The contemporary academy acts as a similar network of official knowledge that can either reproduce or challenge popular knowledge. It can likewise either assist or resist political, economic, or cultural imperialism and exploitation. Non-governmental, economic, and state organizations beyond the academy have equally vital roles to play in contemporary scientific and medical initiatives around the world. There is a long history of scientific and medical initiatives—even those originally envisioned as broadly humanitarian in nature—acting as tools that guarantee regional military or corporate hegemony. Scholars must be cautious not to inadvertently reproduce the structures of oppression that we study and critique.

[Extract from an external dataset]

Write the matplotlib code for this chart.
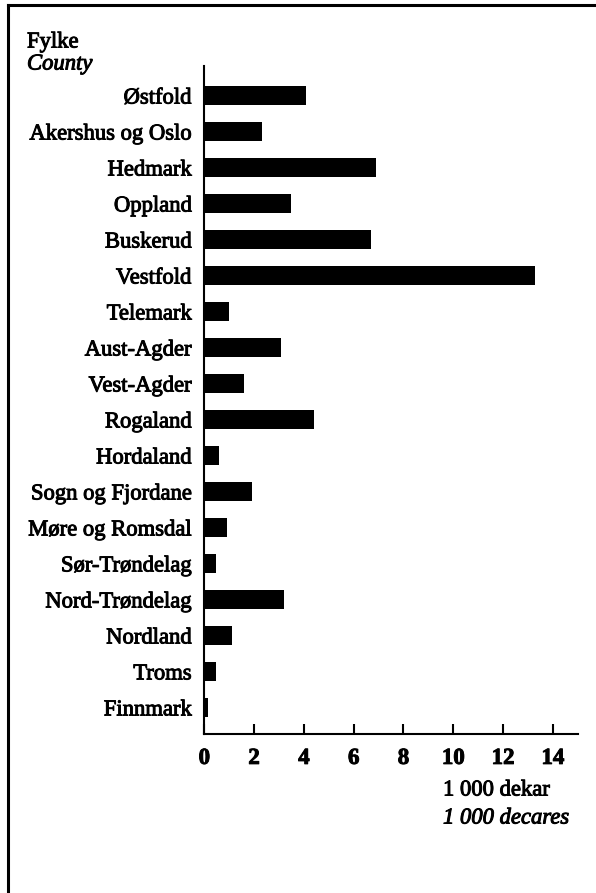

Willoughby’s book is extremely well-timed. Her analysis of the reciprocal relationship between humans and disease-causing agents—in this case, the A. aegypti mosquito vector—brings to mind other, more recent examples of human actions creating niches wherein microbial life can thrive. The abundant use of antibiotics and other “wonder drugs,” for example, has led to strains of resistant microbes. Willoughby’s epilogue describes a similar overreliance on pesticides and larvicides which create resistance in mosquito populations. She also raises the provocative concern over the eventual “ill effects of global disease control policies.”

Scholars must be cautious not to inadvertently reproduce the structures of oppression that we study and critique.

But Willoughby’s work also challenges contemporaries to think about far broader changes that humans make in their environment and of their potential long-term consequences. The global migration of goods and people, as well as technological innovations such as airplanes and massive container ships, play an even greater role in spreading disease-producing agents into these ripe environments than they did for yellow fever in previous centuries. What new avenues of global capitalism will ultimately lead to more devastating epidemics in future?

Likewise, with our current political climate, which feeds on racist, nativist rhetoric, an epidemic tied to immigration would have devastating consequences in the United States, or any of the countries currently undergoing waves of pro-nationalist protest. The racialization of immigrant bodies and the still-prevalent belief that African Americans are immune to yellow fever would likely lead to fear and discrimination of stigmatized populations within the U.S. should yellow fever ever return to it shores. And while yellow fever has not reached epidemic proportions in the United States for more than one hundred years, a number of disease-causing organisms would find the current ecological, economic, and racial environment in the United States perfectly suitable to their propagation.

[1] Mariola Espinosa’s excellent essay, “The Question of Racial Immunity to Yellow Fever in History and Historiography,” is the best summary of the scientific and historiographic arguments against the commonly-held belief that Africans and their descendants are resistant to yellow fever.